In the field of archaeological prospection, drone/UAS (unmanned aerial systems)/RPA (remotely piloted aircraft) sensor techniques are very rapidly developing. Because of their operational flexibility they can very efficiently be deployed. In comparison with e.g., geophysical prospection techniques drones have a wider reach and can cover very irregular or inaccessible terrain. In comparison with remote sensing data derived from airplanes and satellites, their relative proximity to the ground is hugely beneficial because it allows for unprecedented high resolution and decreases distortions caused by atmospheric attenuation (e.g., Waagen et al, 2022). A technique such as thermal infrared imaging was of limited value for archaeological prospection until the arrival of drones. As such, the discipline has seen a swift rise in the deployment of drones using optical, thermal infrared, multispectral and LiDAR sensors, as an invaluable approach to detect, monitor, and evaluate archaeology.

Fast analysis required!

Due to the ongoing time-pressure, there is an urgent research challenge as to the analysis of the information captured by the drones.
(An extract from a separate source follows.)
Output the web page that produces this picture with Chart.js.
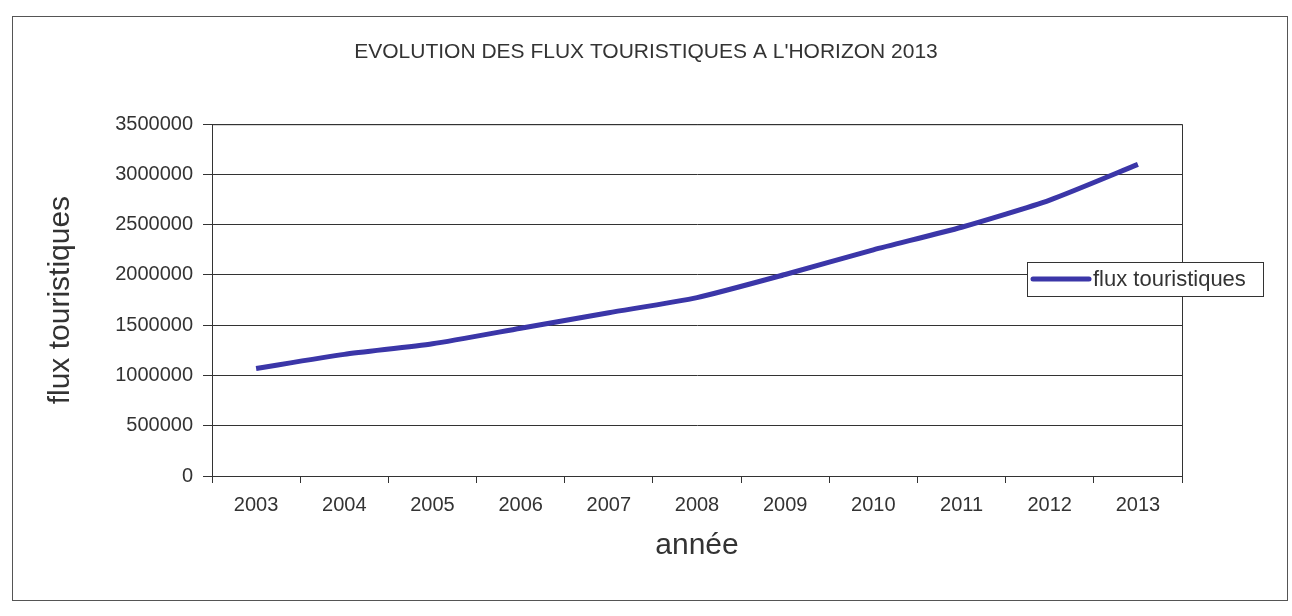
<!DOCTYPE html>
<html>
<head>
<meta charset="utf-8">
<script src="https://cdn.jsdelivr.net/npm/chart.js@4.4.0/dist/chart.umd.min.js"></script>
<style>
    html, body { margin: 0; padding: 0; background: #fff; }
    #wrap { position: relative; width: 1292px; height: 616px; }
    #frame {
        position: absolute; left: 12px; top: 16px; width: 1276px; height: 585px;
        border: 1px solid #555; box-sizing: border-box; pointer-events: none;
    }
</style>
</head>
<body>
<div id="wrap">
    <div id="frame"></div>
    <canvas id="fluxChart" width="1292" height="616"></canvas>
</div>
<script>
const years = ['2003', '2004', '2005', '2006', '2007', '2008', '2009', '2010', '2011', '2012', '2013'];
const fluxValues = [1070000, 1210000, 1315000, 1470000, 1625000, 1775000, 2005000, 2250000, 2475000, 2745000, 3100000];
const yTicks = [0, 500000, 1000000, 1500000, 2000000, 2500000, 3000000, 3500000];

const lineColor = '#3b36a8';
const inkColor = '#333333';
const fontFamily = '"Liberation Sans", Arial, sans-serif';

// plot frame + legend box drawn over the plot, like the Excel original
const framePlugin = {
    id: 'framePlugin',
    afterDraw(chart) {
        const ctx = chart.ctx;
        const a = chart.chartArea;
        ctx.save();
        ctx.strokeStyle = inkColor;
        ctx.lineWidth = 1;
        ctx.strokeRect(a.left + 0.5, a.top + 0.5, a.right - a.left, a.bottom - a.top);

        const ds = chart.data.datasets[0];
        const box = { x: 1027, y: 262, w: 236, h: 34 };
        ctx.fillStyle = '#fff';
        ctx.fillRect(box.x, box.y, box.w, box.h);
        ctx.strokeRect(box.x + 0.5, box.y + 0.5, box.w, box.h);
        ctx.strokeStyle = ds.borderColor;
        ctx.lineWidth = 5;
        ctx.lineCap = 'round';
        ctx.beginPath();
        ctx.moveTo(box.x + 6, box.y + 17);
        ctx.lineTo(box.x + 62, box.y + 17);
        ctx.stroke();
        ctx.fillStyle = inkColor;
        ctx.font = '22px ' + fontFamily;
        ctx.textBaseline = 'middle';
        ctx.fillText(ds.label, box.x + 66, box.y + 18);
        ctx.restore();
    }
};

new Chart(document.getElementById('fluxChart'), {
    type: 'line',
    data: {
        labels: years,
        datasets: [{
            label: 'flux touristiques',
            data: fluxValues,
            borderColor: lineColor,
            backgroundColor: lineColor,
            borderWidth: 5,
            pointRadius: 0,
            tension: 0.2
        }]
    },
    options: {
        responsive: false,
        animation: false,
        layout: { padding: 0 },
        plugins: {
            legend: { display: false },
            tooltip: { enabled: false },
            title: {
                display: true,
                text: "EVOLUTION DES FLUX TOURISTIQUES A L'HORIZON 2013",
                color: inkColor,
                font: { family: fontFamily, size: 21, weight: 'normal' },
                padding: { top: 40, bottom: 59 }
            }
        },
        scales: {
            x: {
                offset: true,
                grid: {
                    offset: true,
                    drawOnChartArea: false,
                    drawTicks: true,
                    tickLength: 7,
                    color: inkColor
                },
                border: { color: inkColor },
                ticks: {
                    color: inkColor,
                    padding: 10,
                    maxRotation: 0,
                    font: { family: fontFamily, size: 20 }
                },
                title: {
                    display: true,
                    text: 'année',
                    color: inkColor,
                    font: { family: fontFamily, size: 30 },
                    padding: { top: 4, bottom: 52 }
                },
                afterFit(scale) { scale.height = 140; }
            },
            y: {
                min: 0,
                max: 3500000,
                afterBuildTicks(scale) { scale.ticks = yTicks.map(v => ({ value: v })); },
                grid: {
                    color: inkColor,
                    tickLength: 9
                },
                border: { color: inkColor },
                ticks: {
                    color: inkColor,
                    padding: 10,
                    font: { family: fontFamily, size: 20 },
                    callback: v => String(v)
                },
                title: {
                    display: true,
                    text: 'flux touristiques',
                    color: inkColor,
                    font: { family: fontFamily, size: 30 },
                    padding: { top: 43, bottom: 0 }
                },
                afterFit(scale) { scale.width = 212; }
            },
            // empty right-hand axis, only reserves the room the legend sits in
            yRight: {
                position: 'right',
                min: 0,
                max: 3500000,
                grid: { display: false, drawTicks: false },
                border: { display: false },
                ticks: { display: false },
                afterFit(scale) { scale.width = 110; }
            }
        }
    },
    plugins: [framePlugin]
});
</script>
</body>
</html>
The deployment of state-of-the-art multisensor drone research strategies creates large multi-resolution and multimodal datasets of significant potential for archaeological sites and landscapes (e.g., enhanced visualisations of ground morphology, reflectance maps, vegetation indices). These layers add to existing satellite, aerial and terrestrial remote sensing data. The analysis of such datasets is a time-consuming process of inspecting every individual data layer one by one, marking potential anomalies, and interpreting them in a comparative analysis. The field of drone remote sensing data analysis would therefore advance fundamentally by the application of computer-aided inspection of these complex datasets.

DroneML, Machine Learning for multimodal and multilayered data

Therefore, DroneML aims to develop machine learning-based software that can rapidly screen multiple feature types (e.g., regularly shaped features that contrast with natural soil and grassland surroundings) and multiple multimodal input layers simultaneously, to enable rapid processing of large datasets for subsequent manual assessment of identified features. After initial identification, an ensemble learning approach such as ‘stacking’ (e.g., Wang et al, 2023) may provide a machine learning supported metamodel for interpretation. The optimal solution would be if such a tool could be realized as, for example, a plugin in QGIS, a FOSS geographic information system, that can be run on a decent laptop, or could make use of cloud processing.

The 4DRL has a lot of concrete use cases that can use as input and testing ground for the development of the tool; for example recent investigations of sites such as Weesp and Siegerswoude in The Netherlands (Waagen & van der Heiden 2021, Waagen 2023), but also abroad (e.g., Halos in Greece: LINK https://4dresearchlab.nl/drone-based-remote-sensing-at-halos-greece/).

Hopefully, the technology that would be the result of DroneML will hugely facilitate the work of archaeologists, as well as widen research possibilities, both within the field of heritage as well as any other discipline making use of remote sensing.

  • Waagen, J., & van der Heiden, M. (2021). Casestudy Siegerswoude-Middenwei. Thermisch infrarood remote sensing van een laatmiddeleeuwse nederzetting. In Archeologische prospectie vanuit de lucht.: Remote sensing in de Nederlandse archeologie (landbodems). (pp. 76-78). Rijksdienst voor het Cultureel Erfgoed.
  • Waagen, J., García Sánchez, J., van der Heiden, M., Kuiters, A., & Lulof, P. (2022). In the Heat of the Night: Comparative Assessment of Drone Thermography at the Archaeological Sites of Acquarossa, Italy, and Siegerswoude, The Netherlands. Drones, 6(7), [165].
  • Waagen, J. (2023). In search of a castle: multisensor UAS research at the Medieval site of ‘t Huijs ten Bosch, Weesp. 4DRL Report Series, 4. https://doi.org/10.21942/uva.23375486.v1
  • Wang, S., Wu, Y., Li, R., & Wang, X. (2023). Remote sensing-based retrieval of soil moisture content using stacking ensemble learning models. Land Degradation & Development, 34(3), 911– 925. https://doi.org/10.1002/ldr.4505
  • Willemse, N.W. (2021). Fragile monuments of the past, physical threats and countermeasures. (Nederlandse Archeologische Rapporten (NAR); No. 067). Rijksdienst voor het Cultureel Erfgoed.